Molti dei medici impegnati nelle Usca sono giovanissimi. Giovani neolaureati che prima dell’epidemia svolgevano servizio nelle guardie mediche, nei reparti di medicina generale o stavano seguendo corsi di formazione sempre in medicina generale. Personalmente ho preparato tantissimi giovani laureati per diverse funzioni legate alle unità speciali, ad esempio per avviare l’Usca di primo intervento a Cervia o per dare assistenza ai medici generali. Il motivo che li spinge ad entrare nelle Usca è la voglia di mettersi in gioco, di fare ognuno la propria parte. Hanno l’opportunità di fare esperienza sul campo e di lavorare a fianco dei medici più anziani. Sentono questa responsabilità diretta, che poi dovrebbe essere lo scopo della medicina stessa e di chi sogna di diventare medico. Fortunatamente in questi mesi di pandemia, – aggiunge Marabini – nessuno dei nostri medici ha contratto il virus; anche se si lavora a contatto con i positivi, lo si fa sempre con la massima attenzione, dotati di tutti i dispositivi di sicurezza richiesti dai protocolli”.

“Lo scenario che si prospetta oggi non è dei migliori.
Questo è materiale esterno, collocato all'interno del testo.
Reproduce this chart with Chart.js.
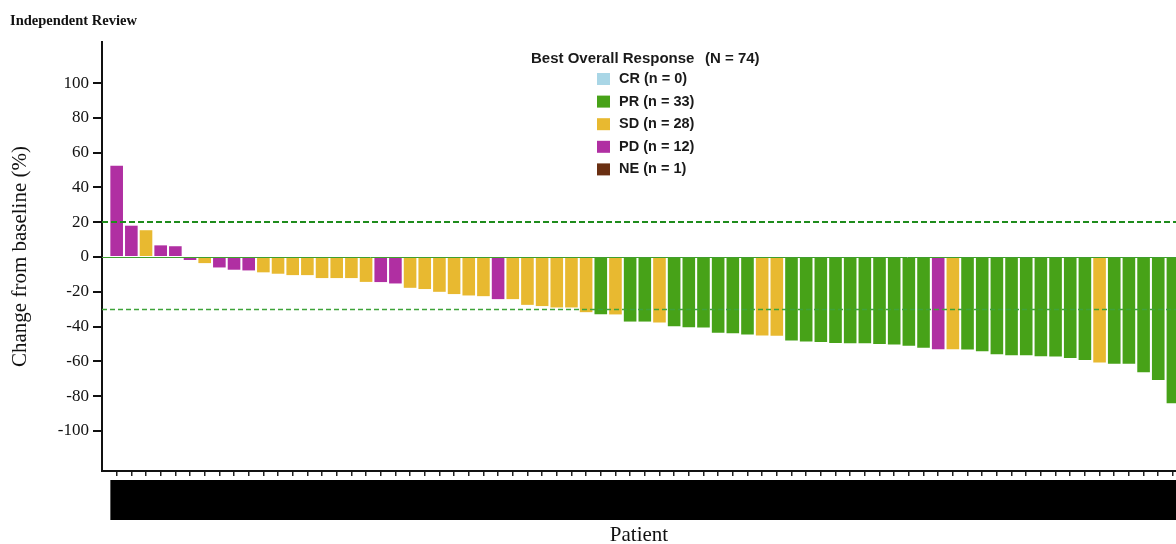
<!DOCTYPE html>
<html>
<head>
<meta charset="utf-8">
<script src="https://cdn.jsdelivr.net/npm/chart.js@4/dist/chart.umd.min.js"></script>
<style>
html,body{margin:0;padding:0;background:#fff;overflow:hidden}
#wrap{width:1176px;height:544px;position:relative}
</style>
</head>
<body>
<div id="wrap"><canvas id="c"></canvas></div>
<script>
// ---- data (73 visible patients; the chart is cropped on the right) ----
const patients = [1,2,3,4,5,6,7,8,9,10,11,12,13,14,15,16,17,18,19,20,21,22,23,24,25,26,27,28,29,30,31,32,33,34,35,36,37,38,39,40,41,42,43,44,45,46,47,48,49,50,51,52,53,54,55,56,57,58,59,60,61,62,63,64,65,66,67,68,69,70,71,72,73];
const changes = [52.4,18.0,15.4,6.7,6.2,-1.7,-3.5,-6.0,-7.3,-7.7,
  -8.8,-9.6,-10.4,-10.4,-12.1,-12.1,-12.1,-14.3,-14.4,-15.2,
  -17.7,-18.4,-20.0,-21.3,-22.1,-22.5,-24.2,-24.2,-27.5,-28.2,
  -29.0,-29.0,-31.7,-32.9,-33.0,-37.1,-37.1,-37.7,-39.8,-40.3,
  -40.5,-43.6,-43.8,-44.6,-45.1,-45.3,-48.0,-48.6,-48.8,-49.4,
  -49.6,-49.6,-50.0,-50.3,-51.0,-52.2,-53.0,-53.0,-53.2,-54.2,
  -55.9,-56.5,-56.5,-57.1,-57.2,-58.0,-59.2,-60.7,-61.3,-61.3,
  -66.3,-70.7,-84.0];
const responses = ['PD','PD','SD','PD','PD','PD','SD','PD','PD','PD',
  'SD','SD','SD','SD','SD','SD','SD','SD','PD','PD',
  'SD','SD','SD','SD','SD','SD','PD','SD','SD','SD',
  'SD','SD','SD','PR','SD','PR','PR','SD','PR','PR',
  'PR','PR','PR','PR','SD','SD','PR','PR','PR','PR',
  'PR','PR','PR','PR','PR','PR','PD','SD','PR','PR',
  'PR','PR','PR','PR','PR','PR','PR','SD','PR','PR',
  'PR','PR','PR'];
const responseCategories = ['CR','PR','SD','PD','NE'];
const responseCounts = [0,33,28,12,1];
const totalN = 74;
const responseColors = {CR:'#a9d6e6', PR:'#47a218', SD:'#e8b930', PD:'#b02fa2', NE:'#6a2f12'};
const yTickValues = [100,80,60,40,20,0,-20,-40,-60,-80,-100];
const upperThreshold = 20;
const lowerThreshold = -30;

const SERIF = "'Liberation Serif','Times New Roman',serif";
const SANS = "'Liberation Sans',Arial,sans-serif";
const BAR_FRACTION = 0.86;

const overlay = {
  id: 'overlay',
  afterDatasetsDraw(chart) {
    const {ctx, chartArea: a, scales: {y}} = chart;
    ctx.save();
    const y0 = Math.round(y.getPixelForValue(0)) + 0.5;
    ctx.strokeStyle = '#3f9f2e'; ctx.lineWidth = 1; ctx.setLineDash([]);
    ctx.beginPath(); ctx.moveTo(a.left, y0); ctx.lineTo(a.right, y0); ctx.stroke();
    const yu = Math.round(y.getPixelForValue(upperThreshold));
    ctx.strokeStyle = '#1f8c1c'; ctx.lineWidth = 2; ctx.setLineDash([6, 3]);
    ctx.beginPath(); ctx.moveTo(a.left, yu); ctx.lineTo(a.right, yu); ctx.stroke();
    const yl = Math.round(y.getPixelForValue(lowerThreshold)) + 0.5;
    ctx.strokeStyle = '#3ea33a'; ctx.lineWidth = 1.5; ctx.setLineDash([5, 3]);
    ctx.beginPath(); ctx.moveTo(a.left, yl); ctx.lineTo(a.right, yl); ctx.stroke();
    ctx.restore();
  },
  afterDraw(chart) {
    const {ctx, chartArea: a, scales: {x}} = chart;
    ctx.save();
    const pitch = x.getPixelForValue(patients[1]) - x.getPixelForValue(patients[0]);
    const left = x.getPixelForValue(patients[0]) - pitch * BAR_FRACTION / 2;
    ctx.fillStyle = '#000';
    ctx.fillRect(left, a.bottom + 9, chart.width - left, 40);
    ctx.fillStyle = '#1a1a1a';
    ctx.textBaseline = 'middle';
    ctx.textAlign = 'left';
    ctx.font = 'bold 15px ' + SANS;
    ctx.fillText('Best Overall Response', 531, 59);
    ctx.fillText('(N = ' + totalN + ')', 705, 59);
    ctx.font = 'bold 14.5px ' + SANS;
    responseCategories.forEach((cat, i) => {
      const cy = 79 + i * 22.6;
      ctx.fillStyle = responseColors[cat];
      ctx.fillRect(597, cy - 6, 13, 12);
      ctx.fillStyle = '#1a1a1a';
      ctx.fillText(cat + ' (n = ' + responseCounts[i] + ')', 619, cy);
    });
    ctx.restore();
  }
};

new Chart(document.getElementById('c'), {
  type: 'bar',
  data: {
    datasets: [{
      data: patients.map((p, i) => ({x: p, y: changes[i]})),
      backgroundColor: responses.map(r => responseColors[r]),
      borderWidth: 0,
      barPercentage: BAR_FRACTION,
      categoryPercentage: 1
    }]
  },
  options: {
    responsive: true,
    maintainAspectRatio: false,
    animation: false,
    layout: {padding: {left: 10, right: 0, top: 0, bottom: 0}},
    plugins: {
      legend: {display: false},
      tooltip: {enabled: false},
      title: {
        display: true, text: 'Independent Review', align: 'start',
        font: {family: SERIF, size: 14.5, weight: 'bold'}, color: '#111',
        padding: {top: 12.5, bottom: 12.1}
      }
    },
    scales: {
      x: {
        type: 'linear', min: 0, max: 73.21, offset: false,
        afterBuildTicks: s => { s.ticks = patients.map(v => ({value: v})); },
        ticks: {display: false},
        grid: {offset: false, drawOnChartArea: false, drawTicks: true, tickLength: 5, color: '#222', lineWidth: 1.5},
        border: {color: '#111', width: 2},
        title: {display: true, text: 'Patient', font: {family: SERIF, size: 21, lineHeight: 0.8}, color: '#111', padding: 0},
        afterFit: s => { s.height = 73; }
      },
      y: {
        min: -123, max: 123.6,
        afterBuildTicks: s => { s.ticks = yTickValues.map(v => ({value: v})); },
        ticks: {font: {family: SERIF, size: 17}, color: '#111', padding: 4},
        grid: {drawOnChartArea: false, tickLength: 9, color: '#111', lineWidth: 2},
        border: {color: '#111', width: 2},
        title: {display: true, text: 'Change from baseline (%)', font: {family: SERIF, size: 21, lineHeight: 1}, color: '#111', padding: 0},
        afterFit: s => { s.width = 92; }
      }
    }
  },
  plugins: [overlay]
});
</script>
</body>
</html>
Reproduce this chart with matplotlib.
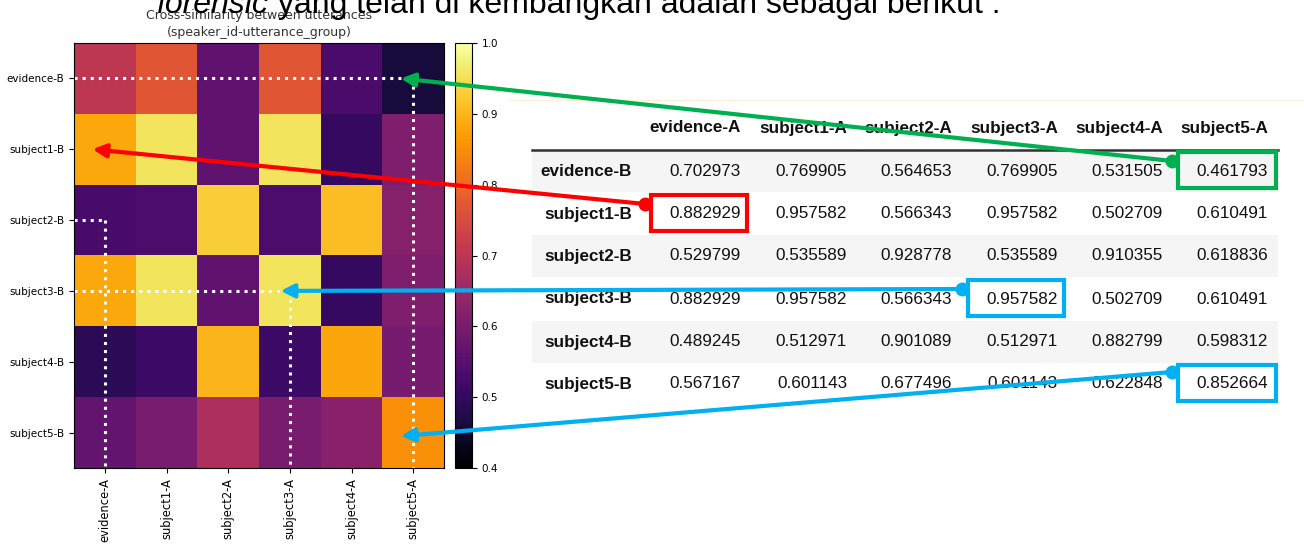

Questa malattia è fortemente stagionale perché respiratoria e quindi, se in estate abbiamo assistito ad un crollo dei numeri di contagi da Covid, con l’arrivo dell’inverno la situazione sta peggiorando drasticamente, perché vanno considerate anche tutte le altre malattie respiratorie, come l’influenza, che possono associarsi alla contrazione del Covid e che di conseguenza potrebbero alzare di tanto i casi di mortalità, con il picco verso fine gennaio. Le prestazioni fino ad ora svolte come Unità speciali di continuità assistenziale comprendono oltre alle visite a domicilio, nelle residenze per anziani, alla somministrazione di terapie, elettrocardiogrammi, eco polmonari, triage telefonici, anche i tamponi molecolari e da qualche mese i test antigenici, i cosiddetti test rapidi. I test rapidi ricercano l’antigene virale, ovvero non vanno a caccia dell’RNA, come quelli molecolari, bensì di una proteina del virus. Sono meno accurati, possono dare falsi positivi ma la risposta arriva in tempi brevissimi, anche in meno di mezz’ora. Anch’essi permettono di svolgere un’importantissima attività di screening per mappare e controllare la popolazione. Per quanto riguarda la questione dei test rapidi legati agli ambulatori dei medici di famiglia, oggi è in corso una trattativa regionale e locale per capire come gestirli. Dovrebbero essere svolti in momenti diversi dall’attività ambulatoriale e forse anche in spazi diversi. E a tal proposito si sta pensando di impegnare proprio i medici delle Usca” conclude Mauro Marabini.